## SUPPLIED DATA

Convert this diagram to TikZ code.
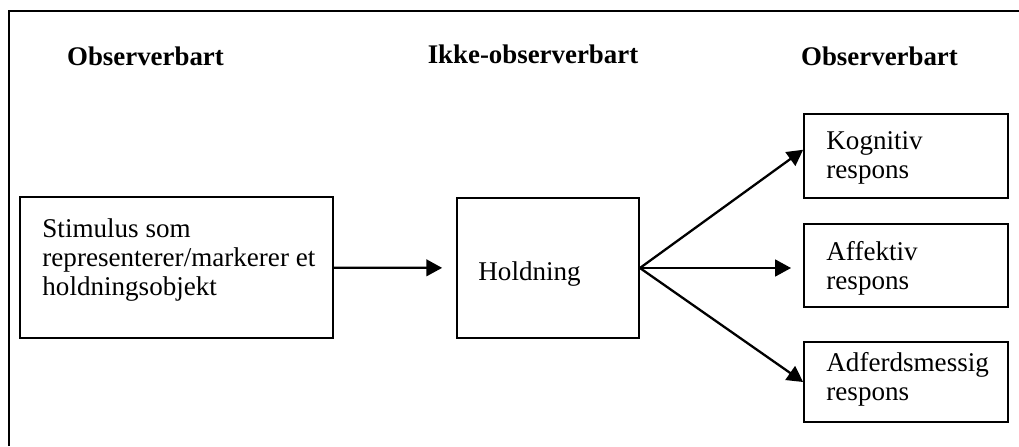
\documentclass[tikz,border=0pt]{standalone}
\usepackage{fontspec}
\setmainfont{Liberation Serif}
\usetikzlibrary{arrows.meta}

\begin{document}
\begin{tikzpicture}[x=0.48pt, y=-0.48pt,
    every node/.style={inner sep=0pt, font=\fontsize{13}{14}\selectfont},
    box/.style={draw, line width=0.85pt, rectangle},
    txt/.style={align=left},
    head/.style={font=\fontsize{12.9}{14}\selectfont\bfseries},
    arr/.style={line width=1.1pt, -{Triangle[length=7.6pt, width=8pt]}}]
     \useasboundingbox (0,0) rectangle (1019,446);
     % frame
     \draw[line width=1.4pt] (9,446) -- (9,11) -- (1019,11);

     \node[head, anchor=base] (h1) at (145.5,65) {Observerbart};
     \node[head, anchor=base] (h2) at (533,63) {Ikke-observerbart};
     \node[head, anchor=base] (h3) at (879.5,65) {Observerbart};

     \node[box, minimum width=150.2pt, minimum height=67.7pt] (stim) at (176.5,267.5) {};
     \node[box, minimum width=87.4pt, minimum height=67.2pt] (hold) at (548,268) {};
     \node[box, minimum width=97.9pt, minimum height=40.3pt] (kog) at (906,156) {};
     \node[box, minimum width=97.9pt, minimum height=39.8pt] (aff) at (906,265.5) {};
     \node[box, minimum width=97.9pt, minimum height=38.4pt] (adf) at (906,382) {};

     \node[txt, anchor=north west] (stimtxt) at (42,218) {Stimulus som\\representerer/markerer et\\holdningsobjekt};
     \node[anchor=base west] (holdtxt) at (478,280) {Holdning};
     \node[txt, anchor=north west] (kogtxt) at (826,131) {Kognitiv\\respons};
     \node[txt, anchor=north west] (afftxt) at (826,241) {Affektiv\\respons};
     \node[txt, anchor=north west] (adftxt) at (826,352) {Adferdsmessig\\respons};

     \draw[arr, shorten >=6.7pt] (stim) -- (hold);
     \draw[arr] (hold.east) -- ([yshift=3pt]kog.west);
     \draw[arr, shorten >=5.8pt] (hold.east) -- (aff.west |- hold.east);
     \draw[arr] (hold.east) -- (adf.west);
    \end{tikzpicture}
\end{document}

## WHAT IS BEING ASKED
From the first line of the listing above, repeat every line through the one holding "anchor=base] (h3) at". Both ends count, and pictures stay out.

## RESULT
Convert this diagram to TikZ code.
\documentclass[tikz,border=0pt]{standalone}
\usepackage{fontspec}
\setmainfont{Liberation Serif}
\usetikzlibrary{arrows.meta}

\begin{document}
\begin{tikzpicture}[x=0.48pt, y=-0.48pt,
    every node/.style={inner sep=0pt, font=\fontsize{13}{14}\selectfont},
    box/.style={draw, line width=0.85pt, rectangle},
    txt/.style={align=left},
    head/.style={font=\fontsize{12.9}{14}\selectfont\bfseries},
    arr/.style={line width=1.1pt, -{Triangle[length=7.6pt, width=8pt]}}]
     \useasboundingbox (0,0) rectangle (1019,446);
     % frame
     \draw[line width=1.4pt] (9,446) -- (9,11) -- (1019,11);

     \node[head, anchor=base] (h1) at (145.5,65) {Observerbart};
     \node[head, anchor=base] (h2) at (533,63) {Ikke-observerbart};
     \node[head, anchor=base] (h3) at (879.5,65) {Observerbart};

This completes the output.